Sergei Ivanov leaves his post as secretary of the Kremlin's Security Council, where he pushed a tough line on the Chechen fighting and on relations with the United States, to try to shake up Russia's stagnant army.
He is sure to meet resistance. Generals don't take kindly to people they refer to as "paratroopers," or outsiders, and are apt to be particularly unhappy with a boss from the rival KGB, said Viktor Baranets, a retired officer and current military correspondent for Komsomolskaya Pravda.
Yet, Putin himself is a former Soviet spy, and Ivanov has shown himself to be one of the popular president's most loyal lieutenants. They are almost the same age - Ivanov, at 48, is a few months younger - and have known each other since both were stationed in St. Petersburg.
Politically, the generals may find they have little room for maneuver against Ivanov, at least for the short term. Ivanov has been working on a military reform plan, and now his boss wants him to put it into effect. But even if he can impose his will on the army, there will be a question of whether money will be available to do so.
"He'll be able to make some cosmetic repairs, and that's all," Baranets said.
Ivanov replaces Gen. Igor Sergeyev, who has long promoted nuclear forces at the expense of regular units. But the continuing war in Chechnya has made it clear to the Kremlin that Russia needs an effective conventional army as much as or more than it needs a nuclear deterrent.
Car bombings in the Caucasus region on Saturday "reveal that the system of preventing terrorist acts does not work and that the situation in Chechnya does not improve," said Sergei Kolmakov, vice president of a parliamentary foundation here.
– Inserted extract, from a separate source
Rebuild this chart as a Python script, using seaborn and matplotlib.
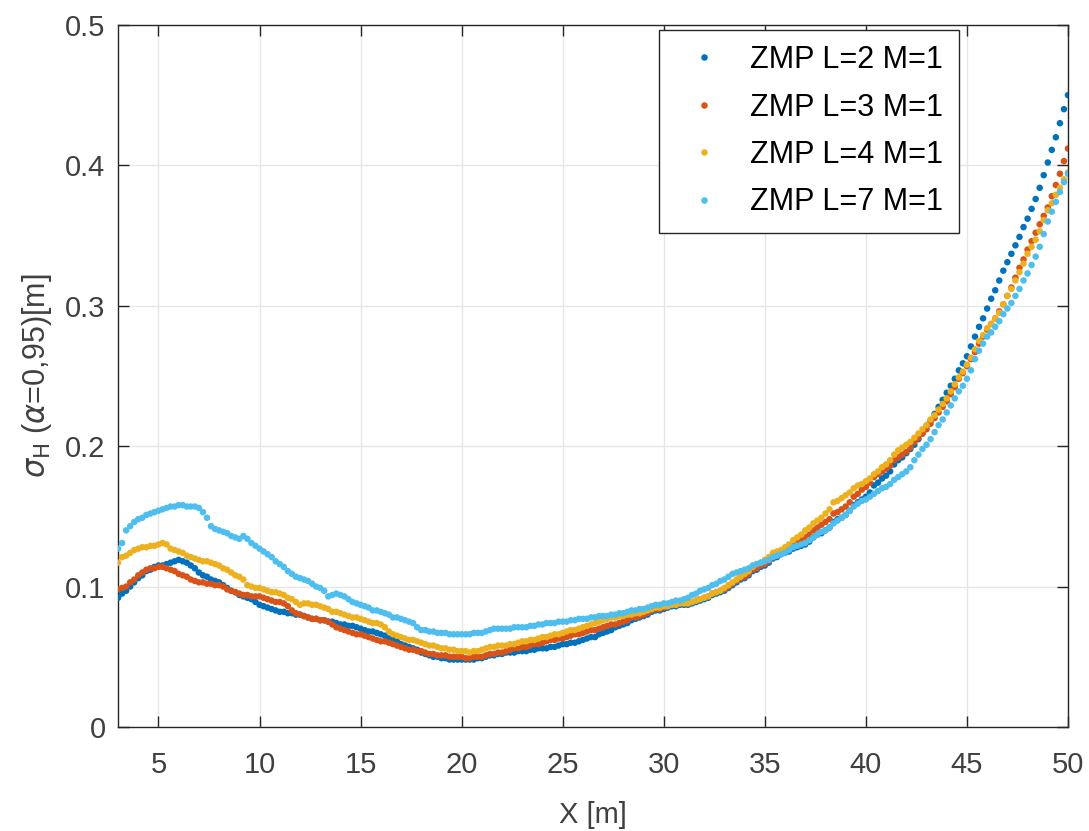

Two months ago, Putin placed the Federal Security Service, or FSB, in overall charge of the Chechen conflict, but the army still appears to take the blame when things go wrong.
"I would also link this reshuffle to the crisis in Russian-American relations and with the response that Russia is trying to formulate as a reply to the tough policies of the American administration," Kolmakov said.
The two countries have in the past week started expelling each other's diplomats in a spy scandal, been at odds over the sale of military hardware to Iran, and disagreed over U.S. plans for a national missile defense system. Bush administration policy toward Russia has been decidedly cooler than that of the Clinton administration.
Ivanov, who speaks fluent English and Swedish, has been chief of the Security Council since late 1999. Last fall, he resigned as a general in the FSB.
He developed the doctrine of "information security" that led to government harassment of such journalists as Andrei Babitsky, a Radio Liberty reporter detained incommunicado for several weeks a year ago, and Anna Politkovskaya, a reporter with Novaya Gazeta who was held last month by troops outside Chechnya.
"We are not opponents of a free press, but we need an information concept of our own," he said last year. And he has argued that no country can be respected unless it has a strong army.
That might seem to make him a natural fit with the Russian military, except that one of his goals is to reduce the size of the general staff. He is expected to attack the corruption that is endemic within the officer corps, though Baranets is skeptical of his chances.
"It's a sweet swamp that after two or three months will just suck him in," he said.
Ivanov will be replaced at the Security Council by Vladimir Rushailo, chief of Russia's vast Interior Ministry, which oversees several security forces.
"Rushailo has lost control over a very powerful force, second only to the army," said Kolmakov. "But ... he will have new opportunities to be engaged in strategic problems of national security."
Rushailo is to be replaced by Boris Gryzlov, head of the pro-Kremlin Unity faction in parliament.
Putin accepted the resignation of Yevgeny Adamov, minister of atomic energy, who has been accused of corruption by Greenpeace and by a parliamentary committee. Adamov has been overseeing a multimillion-dollar U.S. aid program designed to redirect Russia's nuclear program away from military research and production.
His efforts to accept spent nuclear fuel from abroad have provoked fairly determined opposition here, and may have made him expendable.